Of particular significance is how Isaac is referred to. At the beginning and throughout the story, the servant refers to Abraham as “my master,” and to Isaac as son of “my master.” When he returns with Rebekah and they see Isaac, she asks the servant who he is. The servant replies, “It is my master.” The baton is being passed on.
That baton is the covenant promise which God first made with Abraham, as will be spelled out in Chapter 26. Remember, the promise was to be passed down through Isaac. Now the concern is for how Isaac will pass the promise down to the next generation. That is what this chapter is about. Ligon Duncan, in preaching on this passage, states, “This is the story of the continuation of the line of providence, of promise, and how God in his providence brought about that continuation of the line of promise.”
This, no doubt, is what’s driving Abraham to find the right wife – the continuation of the line of promise. God, of course, may choose whatever means he desires to achieve his promise. He could have chosen to do it through Hagar’s son Ishmael. But he did not. Evidently, the right bloodline mattered. And the right bloodline is evidently that of Terah, Abraham’s father. Terah was also Sarah’s father whom he had by another wife. (It’s complicated.)
Abraham understands that the bloodline is not, for now, to be mixed with Canaanites. Rather, Isaac’s wife needs to be kept in the family, and thus, we have the story of the servant wife-finder.

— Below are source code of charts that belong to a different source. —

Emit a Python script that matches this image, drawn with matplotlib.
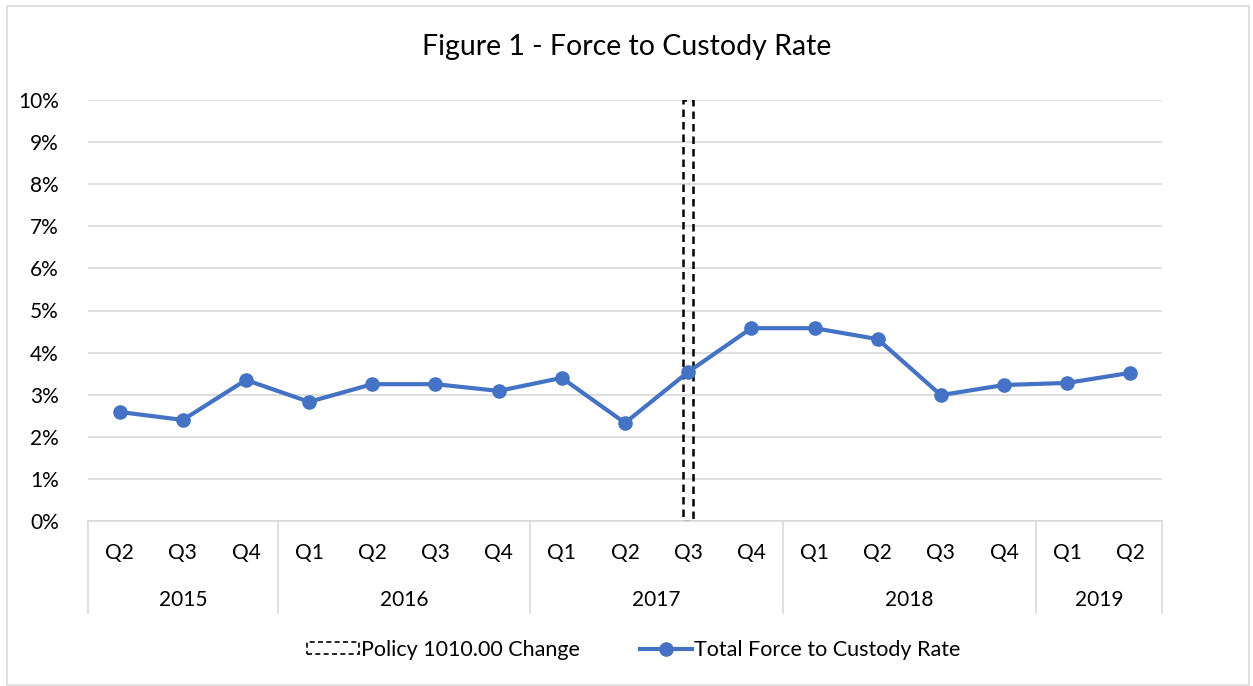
import matplotlib
matplotlib.use("Agg")
import matplotlib.pyplot as plt
from matplotlib.patches import Rectangle
from matplotlib.lines import Line2D
import numpy as np

quarters = ["Q2", "Q3", "Q4", "Q1", "Q2", "Q3", "Q4", "Q1", "Q2", "Q3", "Q4",
            "Q1", "Q2", "Q3", "Q4", "Q1", "Q2"]
years = ["2015", "2016", "2017", "2018", "2019"]
year_counts = [3, 4, 4, 4, 2]
rates = [2.59, 2.40, 3.35, 2.83, 3.25, 3.25, 3.09, 3.40, 2.33, 3.54, 4.58,
         4.58, 4.32, 2.99, 3.23, 3.28, 3.52]
policy_index = 9
policy_value = 10.0

plt.rcParams['font.family'] = ['Lato', 'DejaVu Sans']
W, H = 1253, 686
fig = plt.figure(figsize=(W / 100, H / 100), dpi=100)
ax = fig.add_axes([88 / W, 1 - 521 / H, (1162 - 88) / W, (521 - 100) / H])

x = np.arange(len(quarters))
blue = "#4472C4"
grid = "#D9D9D9"
fs = 15

ax.bar([policy_index], [policy_value], width=0.16, facecolor="none",
       edgecolor="black", linestyle=(0, (3, 2)), linewidth=1.8, zorder=2)
ax.plot(x, rates, color=blue, linewidth=3, marker="o", markersize=9.5,
        zorder=3, solid_capstyle="round")

ax.set_xlim(-0.5, len(quarters) - 0.5)
ax.set_ylim(0, 10)
ax.set_yticks(range(0, 11))
ax.set_yticklabels([f"{v}%" for v in range(0, 11)], fontsize=fs)
ax.tick_params(axis="y", length=0, pad=21)
ax.yaxis.grid(True, color=grid, linewidth=1.2)
ax.set_axisbelow(True)
for s in ["left", "right", "top"]:
    ax.spines[s].set_visible(False)
ax.spines["bottom"].set_color(grid)
ax.spines["bottom"].set_linewidth(1.2)

ax.set_xticks([])
trans = ax.get_xaxis_transform()
for i, q in enumerate(quarters):
    ax.text(i, -(553 - 521) / (521 - 100), q, transform=trans, ha="center",
            va="center", fontsize=fs)

bounds = np.concatenate([[0], np.cumsum(year_counts)]) - 0.5
sep_bottom = -(613 - 521) / (521 - 100)
for b in bounds:
    ax.plot([b, b], [0, sep_bottom], transform=trans, color=grid,
            linewidth=1.2, clip_on=False)
for k, yname in enumerate(years):
    cx = (bounds[k] + bounds[k + 1]) / 2
    ax.text(cx, -(600 - 521) / (521 - 100), yname, transform=trans,
            ha="center", va="center", fontsize=fs)

fig.text(0.5, 1 - 47 / H, "Figure 1 - Force to Custody Rate", ha="center",
         va="center", fontsize=20.5)

handles = [
    Rectangle((0, 0), 1, 1, facecolor="none", edgecolor="black",
              linestyle=(0, (3, 2)), linewidth=1.2),
    Line2D([0], [0], color=blue, linewidth=3, marker="o", markersize=9.5),
]
fig.legend(handles, ["Policy 1010.00 Change", "Total Force to Custody Rate"],
           loc="center", bbox_to_anchor=(0.506, 1 - 650 / H), ncol=2,
           frameon=False, fontsize=15.5, handlelength=2.4, handleheight=0.5,
           handletextpad=0.1, columnspacing=2.8)

fig.patches.append(Rectangle((7 / W, 1 / H), (1249 - 7) / W, (679) / H,
                             transform=fig.transFigure, facecolor="none",
                             edgecolor=grid, linewidth=1.2))

fig.savefig("out.png", dpi=100)
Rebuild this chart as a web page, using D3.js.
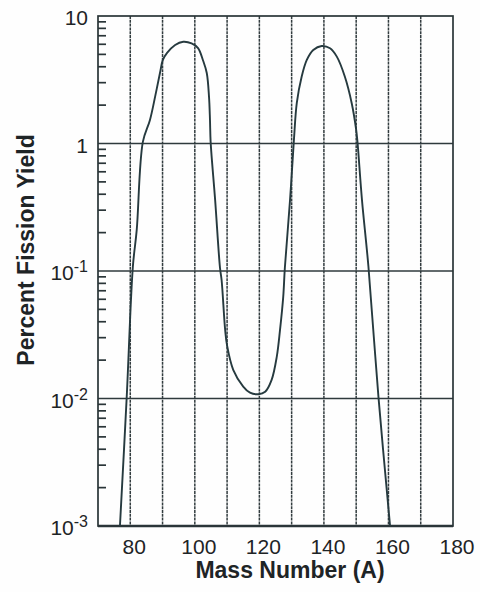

2 And Abraham said to his servant, the oldest of his household, who had charge of all that he had, “Put your hand under my thigh, 3 that I may make you swear by the LORD, the God of heaven and God of the earth, that you will not take a wife for my son from the daughters of the Canaanites, among whom I dwell, 4 but will go to my country and to my kindred, and take a wife for my son Isaac.” 5 The servant said to him, “Perhaps the woman may not be willing to follow me to this land. Must I then take your son back to the land from which you came?” 6 Abraham said to him, “See to it that you do not take my son back there. 7 The LORD, the God of heaven, who took me from my father's house and from the land of my kindred, and who spoke to me and swore to me, ‘To your offspring I will give this land,’ he will send his angel before you, and you shall take a wife for my son from there. 8 But if the woman is not willing to follow you, then you will be free from this oath of mine; only you must not take my son back there.” 9 So the servant put his hand under the thigh of Abraham his master and swore to him concerning this matter.